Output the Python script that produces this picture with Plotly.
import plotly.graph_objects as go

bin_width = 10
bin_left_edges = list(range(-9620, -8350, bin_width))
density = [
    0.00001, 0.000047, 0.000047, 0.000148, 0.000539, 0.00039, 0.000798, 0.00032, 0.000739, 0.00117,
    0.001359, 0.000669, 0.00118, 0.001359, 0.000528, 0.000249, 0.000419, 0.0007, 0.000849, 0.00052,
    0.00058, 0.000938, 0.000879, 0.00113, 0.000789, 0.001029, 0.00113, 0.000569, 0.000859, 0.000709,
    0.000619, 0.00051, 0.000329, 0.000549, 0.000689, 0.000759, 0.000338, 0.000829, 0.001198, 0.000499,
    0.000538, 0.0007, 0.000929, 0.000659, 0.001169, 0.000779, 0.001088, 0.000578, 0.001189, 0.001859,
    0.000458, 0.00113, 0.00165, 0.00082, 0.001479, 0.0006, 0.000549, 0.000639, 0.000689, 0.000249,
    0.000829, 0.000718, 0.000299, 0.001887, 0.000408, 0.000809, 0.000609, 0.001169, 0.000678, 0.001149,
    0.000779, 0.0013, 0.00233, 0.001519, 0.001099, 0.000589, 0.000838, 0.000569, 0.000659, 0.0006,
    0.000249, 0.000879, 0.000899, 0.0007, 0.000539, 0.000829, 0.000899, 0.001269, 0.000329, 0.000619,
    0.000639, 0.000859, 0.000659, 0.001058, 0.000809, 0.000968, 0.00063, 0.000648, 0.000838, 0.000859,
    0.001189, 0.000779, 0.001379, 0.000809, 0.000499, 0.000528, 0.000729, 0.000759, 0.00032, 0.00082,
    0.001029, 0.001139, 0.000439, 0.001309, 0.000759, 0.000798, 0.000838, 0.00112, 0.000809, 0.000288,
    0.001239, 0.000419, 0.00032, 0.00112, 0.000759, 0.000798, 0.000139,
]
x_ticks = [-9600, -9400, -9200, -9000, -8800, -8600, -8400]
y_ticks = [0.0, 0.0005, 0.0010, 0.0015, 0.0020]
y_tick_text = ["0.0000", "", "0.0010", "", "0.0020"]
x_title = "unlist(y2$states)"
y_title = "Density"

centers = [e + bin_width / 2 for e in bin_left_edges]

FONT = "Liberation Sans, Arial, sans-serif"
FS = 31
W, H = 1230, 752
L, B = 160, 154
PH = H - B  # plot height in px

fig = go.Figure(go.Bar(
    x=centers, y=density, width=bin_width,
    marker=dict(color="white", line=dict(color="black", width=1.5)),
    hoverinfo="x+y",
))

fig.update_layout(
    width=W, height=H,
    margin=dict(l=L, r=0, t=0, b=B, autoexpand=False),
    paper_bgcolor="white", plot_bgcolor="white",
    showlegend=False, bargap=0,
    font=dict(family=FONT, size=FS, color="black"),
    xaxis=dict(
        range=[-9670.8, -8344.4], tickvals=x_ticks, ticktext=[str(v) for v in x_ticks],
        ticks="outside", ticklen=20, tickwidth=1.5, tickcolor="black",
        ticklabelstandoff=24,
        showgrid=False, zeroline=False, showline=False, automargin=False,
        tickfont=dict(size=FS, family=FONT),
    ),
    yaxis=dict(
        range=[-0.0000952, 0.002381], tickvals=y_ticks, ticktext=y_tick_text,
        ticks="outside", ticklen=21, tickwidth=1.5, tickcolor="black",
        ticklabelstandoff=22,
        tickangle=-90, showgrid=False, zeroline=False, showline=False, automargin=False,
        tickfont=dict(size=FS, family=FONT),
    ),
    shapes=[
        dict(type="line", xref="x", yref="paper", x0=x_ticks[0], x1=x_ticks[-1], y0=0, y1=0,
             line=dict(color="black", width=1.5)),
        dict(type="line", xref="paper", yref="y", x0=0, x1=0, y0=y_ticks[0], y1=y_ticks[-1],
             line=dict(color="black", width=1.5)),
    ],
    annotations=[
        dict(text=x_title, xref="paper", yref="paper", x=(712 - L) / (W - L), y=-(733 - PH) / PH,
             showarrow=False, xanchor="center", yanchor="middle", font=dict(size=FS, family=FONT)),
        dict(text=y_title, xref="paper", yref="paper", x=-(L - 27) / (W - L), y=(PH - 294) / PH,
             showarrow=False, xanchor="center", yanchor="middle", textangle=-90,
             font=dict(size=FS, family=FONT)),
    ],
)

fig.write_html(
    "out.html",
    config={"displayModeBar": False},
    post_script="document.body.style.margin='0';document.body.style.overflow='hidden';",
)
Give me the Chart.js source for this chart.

***

* **What the task requires**: Everything from the first line of the data through the line containing "import plotly.graph_objects as go" should be echoed exactly. Add nothing.

* **Solved exercise**:
Output the Python script that produces this picture with Plotly.
import plotly.graph_objects as go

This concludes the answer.